In 2010, Smith suffered a heart attack and asked the company if he could cut his hours from five days to three. Pimlico said no and took back the van he had hired.
Smith took the company to the Employment Tribunal, arguing that he was entitled to basic workers’ rights.
Today, the Supreme Court ruled Smith was a ‘worker’ under s.230(3)(b) of the Employment Rights Act 1996.
Reacting to the decision Mullins said, “I'm supposed to say I'm disappointed that the Supreme Court has ruled against Pimlico Plumbers. In reality I am disgusted by the approach taken to this case by the highest court in the United Kingdom.
“The five judges had the opportunity to drag our outdated employment law into the 21st Century, but instead they bottled the decision, and as a result thousands of companies across the UK, who use contractors in an honest and responsible way, remain exposed to huge potential claims in the future.”
Mullins added, “This case was never about exploitation of so-called 'gig economy' workers, this was about a highly-skilled, self-employed plumber, who was earning a six figure salary, wanting to have his cake and eat it!”
Meanwhile, Frances O’Grady, general Secretary of the Trades Union Congress, said the case has “exposed how widely sham self-employment has spread”, warning that “bad employers are using every trick in the book to deny staff basic rights”.
“It’s time to end the Wild West in the gig economy,” she added, “The government must get tough on rogue bosses and give unions the right to organise in more workplaces.
“People shouldn’t have to go to court to get a fair deal at work. Companies that treat their staff like disposable labour must be brought to book.”
However Susannah Kintish, employment partner at Mishcon de Reya and who has been leading the case for Pimlico Plumbers against Smith, pointed out that the judgment does not lay down any new principles of law around worker status.
"The Supreme Court Justices have made it clear that this judgment is very specific to the unique facts of the case. It will therefore do little to stem the flow of litigation around worker status which, in the absence of any overarching principles, will need to be determined on the specific circumstances of each case.”

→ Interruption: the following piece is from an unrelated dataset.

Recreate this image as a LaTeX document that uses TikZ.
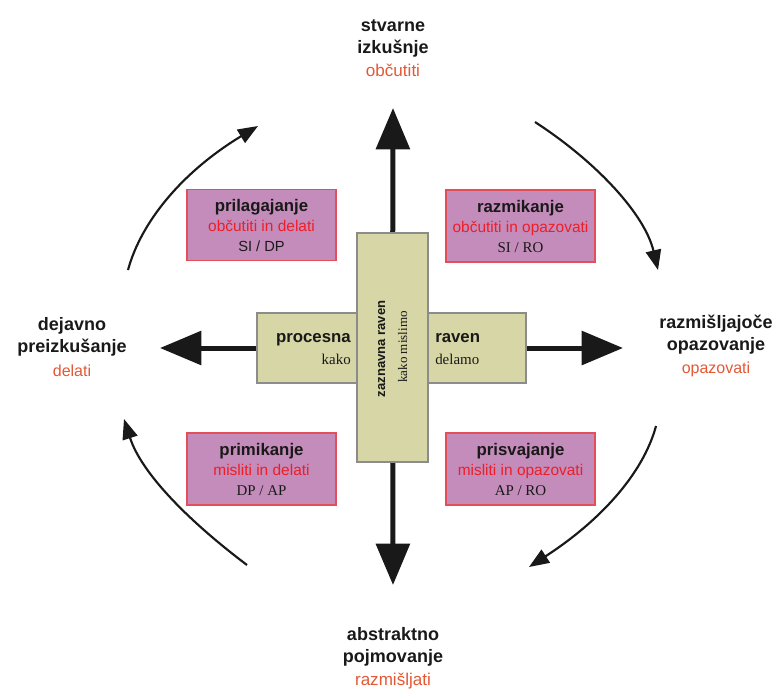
\documentclass[tikz,border=0pt]{standalone}
\usepackage{fontspec}
\setmainfont{Liberation Serif}
\setsansfont{Liberation Sans}
\usetikzlibrary{arrows.meta,backgrounds}
\definecolor{outred}{RGB}{228,88,52}
\definecolor{boxred}{RGB}{238,30,40}
\definecolor{purp}{RGB}{196,140,186}
\definecolor{purpline}{RGB}{228,78,90}
\definecolor{yel}{RGB}{214,214,166}
\definecolor{yelline}{RGB}{140,140,140}
\definecolor{ink}{RGB}{25,25,25}
\newcommand\fsz[2]{\fontsize{#1}{#2}\selectfont}
\begin{document}
\begin{tikzpicture}[x=0.75pt,y=-0.75pt,
  outer/.style={align=center, text=ink, font=\sffamily\bfseries\fsz{13.5}{16.5}, inner sep=0pt},
  mood/.style={fill=purp, draw=purpline, line width=0.8pt, minimum width=111.75pt,
     minimum height=53pt, align=center, inner sep=0pt, text=ink, font=\sffamily\fsz{11.6}{15}},
  ybox/.style={fill=yel, draw=yelline, line width=0.8pt, inner sep=0pt},
  bigarrow/.style={line width=3.75pt, draw=ink, -{Triangle[length=31pt,width=25pt]}},
  circarrow/.style={line width=1.6pt, draw=ink, -{Triangle[length=15pt,width=11.5pt]}},
  ttl/.style={font=\sffamily\bfseries\fsz{12.6}{15}, text=ink, inner sep=0pt},
  sub/.style={font=\rmfamily\fsz{11.2}{13}, text=ink, inner sep=0pt}]
\useasboundingbox (0,0) rectangle (781,690);

% outer labels
\node[outer] (top) at (393,48) {stvarne\\izkušnje\\[1pt]{\mdseries\color{outred}\fsz{12.8}{16.5}občutiti}};
\node[outer] (bot) at (393,658) {abstraktno\\pojmovanje\\[1pt]{\mdseries\color{outred}\fsz{12.8}{16.5}razmišljati}};
\node[outer] (left) at (72,347) {dejavno\\preizkušanje\\[1pt]{\mdseries\color{outred}\fsz{12}{16.5}delati}};
\node[outer] (right) at (716,346) {razmišljajoče\\opazovanje\\[1pt]{\mdseries\color{outred}\fsz{12}{16.5}opazovati}};

% tips
\coordinate (topTip) at (393,108);
\coordinate (botTip) at (393,585);
\coordinate (leftTip) at (160,348);
\coordinate (rightTip) at (623,348);

% central boxes
\node[ybox, minimum width=201.75pt, minimum height=52.5pt] (hbox) at (391.5,348) {};
\node[ybox, minimum width=53.25pt, minimum height=171.75pt] (vbox) at (392.5,347.5) {};

\node[ttl, anchor=base east] (proc) at (351,342) {procesna};
\node[sub, anchor=base east] (kako) at (351,364) {kako};
\node[ttl, anchor=base west] (raven) at (435,342) {raven};
\node[sub, anchor=base west] (delamo) at (435,364) {delamo};
\node[ttl, font=\sffamily\bfseries\fsz{9.8}{11}, rotate=90, anchor=base] (zazn) at (385,349) {zaznavna raven};
\node[sub, font=\rmfamily\fsz{9.8}{11}, rotate=90, anchor=base] (kakom) at (407,347) {kako mislimo};

\begin{scope}[on background layer]
\draw[bigarrow] (vbox.center) -- (topTip);
\draw[bigarrow] (vbox.center) -- (botTip);
\draw[bigarrow] (hbox.center) -- (leftTip);
\draw[bigarrow] (hbox.center) -- (rightTip);
\end{scope}

% quadrant boxes
\node[mood] (tl) at (261.5,225) {{\bfseries\fsz{12.6}{15}prilagajanje}\\{\color{boxred}občutiti in delati}\\{\fsz{11}{15}SI / DP}};
\node[mood, minimum height=54pt] (tr) at (520.5,226) {{\bfseries\fsz{12.6}{15}razmikanje}\\{\color{boxred}občutiti in opazovati}\\{\rmfamily\fsz{11.2}{15}SI / RO}};
\node[mood, minimum height=54pt] (bl) at (261.5,469) {{\bfseries\fsz{12.6}{15}primikanje}\\{\color{boxred}misliti in delati}\\{\rmfamily\fsz{11.2}{15}DP / AP}};
\node[mood, minimum height=54pt] (br) at (520.5,469) {{\bfseries\fsz{12.6}{15}prisvajanje}\\{\color{boxred}misliti in opazovati}\\{\rmfamily\fsz{11.2}{15}AP / RO}};

% circular arrows
\coordinate (tlS) at (128,270); \coordinate (tlE) at (258,126);
\coordinate (trS) at (535,122); \coordinate (trE) at (658,270);
\coordinate (blS) at (247,565); \coordinate (blE) at (124,419);
\coordinate (brS) at (656,426); \coordinate (brE) at (529,567);
\draw[circarrow] (tlS) .. controls (141,222) and (182,172) .. (tlE);
\draw[circarrow] (trS) .. controls (598,163) and (645,215) .. (trE);
\draw[circarrow] (blS) .. controls (186,519) and (141,472) .. (blE);
\draw[circarrow] (brS) .. controls (643,474) and (600,521) .. (brE);
\end{tikzpicture}
\end{document}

James Murray, employment associate at Kingsley Napley, argued that this was one of the most significant employment status decisions in the last five years.
“The question is whether it will make a practical difference for the majority of gig economy workers given the high cost of enforcing their rights.

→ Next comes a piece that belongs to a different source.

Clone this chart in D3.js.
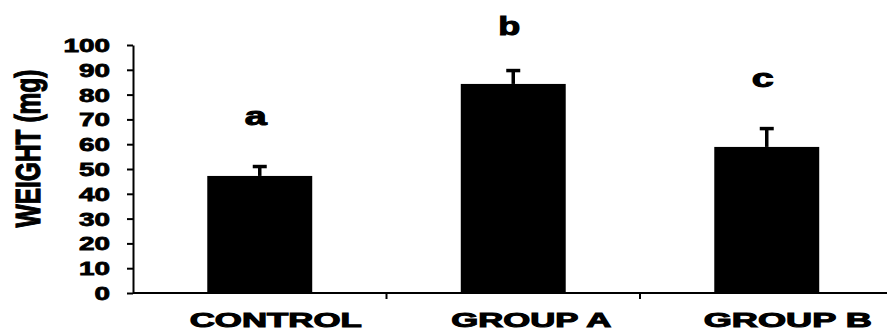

“Employers may tweak their contracts but they will not feel they need to alter the reality of their practices considering the government has said it is not willing to move forward with certain of Matthew Taylor’s more game-changing proposals, for example, reversing the burden of proof in favour of workers. Parliament is also pre-occupied with Brexit for the foreseeable future,” he said.
Rebecca Long Bailey, Labour’s shadow business secretary, called the ruling “a landmark victory for workers who have had enough of precarious conditions”.

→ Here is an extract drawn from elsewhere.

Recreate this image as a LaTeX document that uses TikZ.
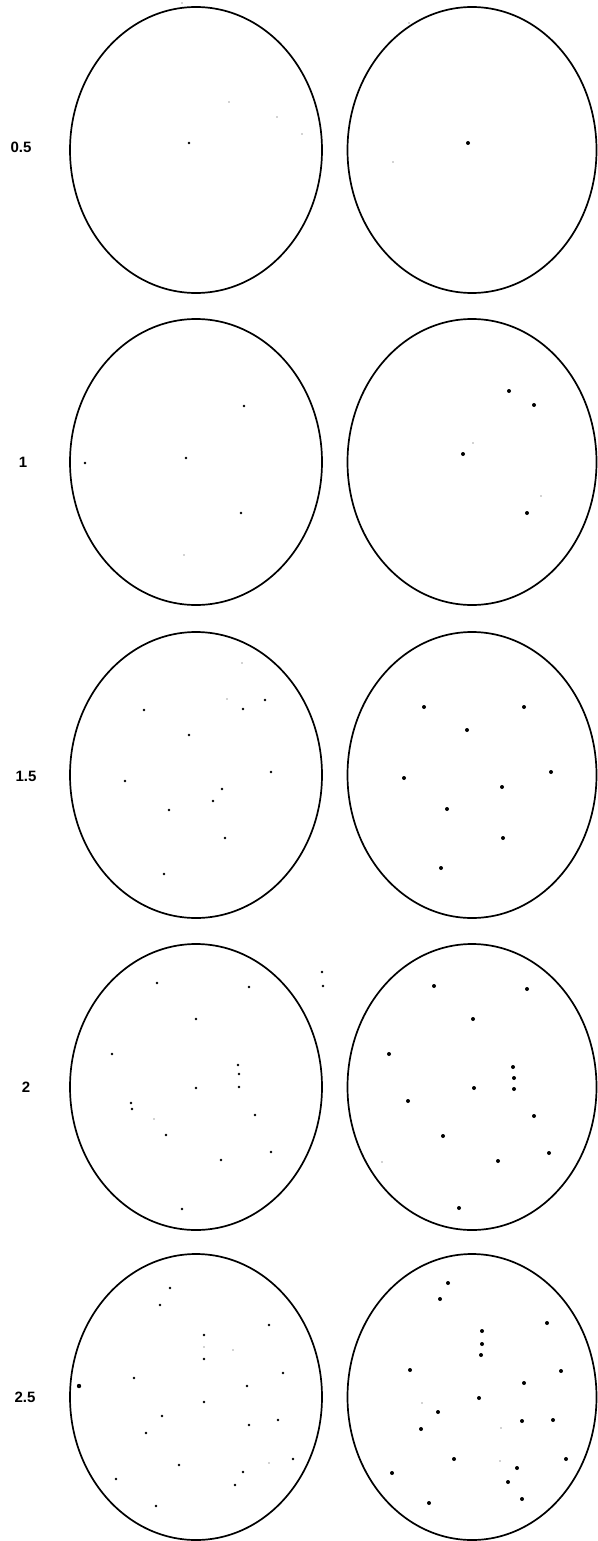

“Pimlico Plumbers and companies like it must put an immediate end to exploitative practices and ensure that their workers have full access to their legal rights, such as the minimum wage and sick pay.”
The Association of Independent Professionals and the Self-Employed also welcomed the decision and urged government to write into law a positive definition of what constitutes self-employment.
“This would send a clear signal about who is and who isn’t self-employed, and would mean that people wouldn’t have to go all the way to the Supreme Court to get a resolution,” said IPSE ‘s director of policy Simon McVicker.
The Freelancer & Contractor Services Association claimed the case is “set to change the employment landscape forever”, while calling on the government to ensure there are no unintended consequences from any decisions made which might penalise those people who are genuinely self-employed.
Howard Hymanson, employment partner at Harbottle & Lewis, said the case “entirely predictably concluded in layman’s terms that ‘you can’t have your cake and eat it’.”
He added, “The problem remains, however, that in many atypical working relationships where the precise nature of the relationship is often not clear, many individuals, particularly those who are new to the world of work, remain open to be exploited as they understandably will lack a clear understanding of what employment/worker status actually means.”
The law firm Stevens & Bolton explained that the circumstances in the Pimlico case were different from those in the Deliveroo case.
In that case, Deliveroo’s riders were deemed not to be workers because of the riders’ freedom to provide substitutes for their delivery jobs. However at Pimlico, plumbers had only a limited right to substitute, with any substitute needing a direct contractual relationship with Pimlico.
Boma Adoki, employment law expert and associate at the firm, explained that “Although this decision is significant, we cannot assume that all subsequent cases on worker status will have the same outcome, as each case will consider the specific facts and working arrangements in place.
She added that this means there will likely be considerable uncertainty as to whether or not an individual is a worker.